RFC 5322, "Internet Message Format", October 2008Source of RFC: IETF - NON WORKING GROUP
Area Assignment: app
Errata ID: 2104
Reported By: Wolf Lammen
Date Reported: 2010-04-02
Rejected by: Pete Resnick
Date Rejected: 2011-06-11
Section 4.1 says:
obs-unstruct = *((*LF *CR *(obs-utext *LF *CR)) / FWS)
It should say:
obs-unstruct = *(*LF *CR (obs-utext / FWS)) *LF *CR ;The CR of a following CRLF MUST NOT be consumed.
[I was notified, that errata report 1766 and 1908 has been verified, but apparently, report 1905 was left undecided. I am a bit concerned, because this report points to a true defect of RFC 5322, so, maybe, a clearer reasoning helps. This report is meant to replace my former posting 1905.]

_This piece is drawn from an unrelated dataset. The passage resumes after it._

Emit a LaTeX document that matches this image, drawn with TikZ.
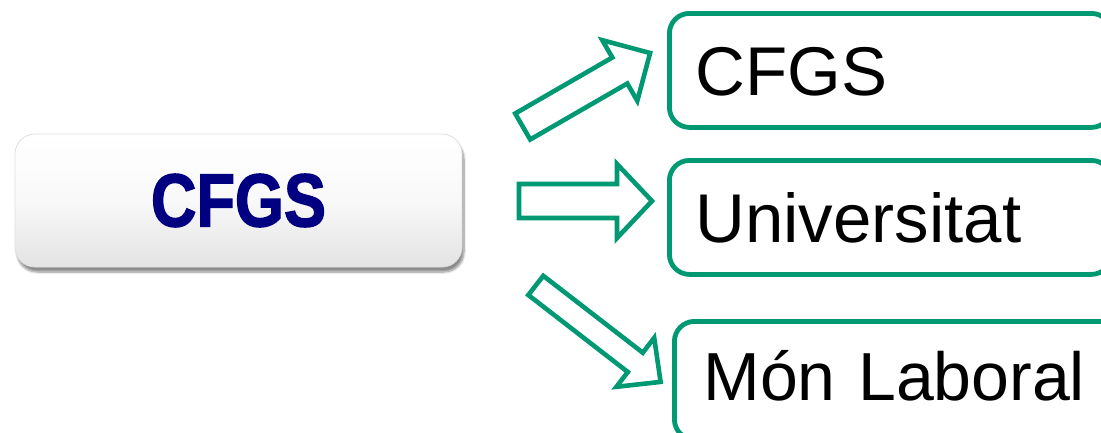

The <obs-unstruct> rule covers field bodies of unstructured fields (as declared in section 2.2.1), that conform to obsoleted RFC 2822 or RFC 822. It is only to be used for downward compatibility when reading messages. It corresponds to <text> in RFC 822 and <obs-utext> in RFC 2822. In a conforming message, an unstructured field body is always followed by a field delimiting non-folding CRLF.
<obs-unstruct> is equivalent to *(d0-d127), so the CRLF delimiting the field is made part of the field body, as is the rest of the header section.
So my proposal refines the rule: Use any, possibly empty, sequence of ASCII characters, as long as it does not contain a CRLF outside of a folding white space.
There is a nuisance left: when applied possessively, the CR of the adjacent field delimiter CRLF is consumed as well. This cannot be overcome, no matter how you rewrite the rule, because the ABNF in RFC 5324 is not rich enough to express something like "consume all but one CR". A higher level construct like "obs-unstruct CRLF" must enforce a back-tracking step on the part of <obs-unstruct> in order to match. That is why I added the comment.
Duplicate of erratum 1905, which I believe is correct as stated.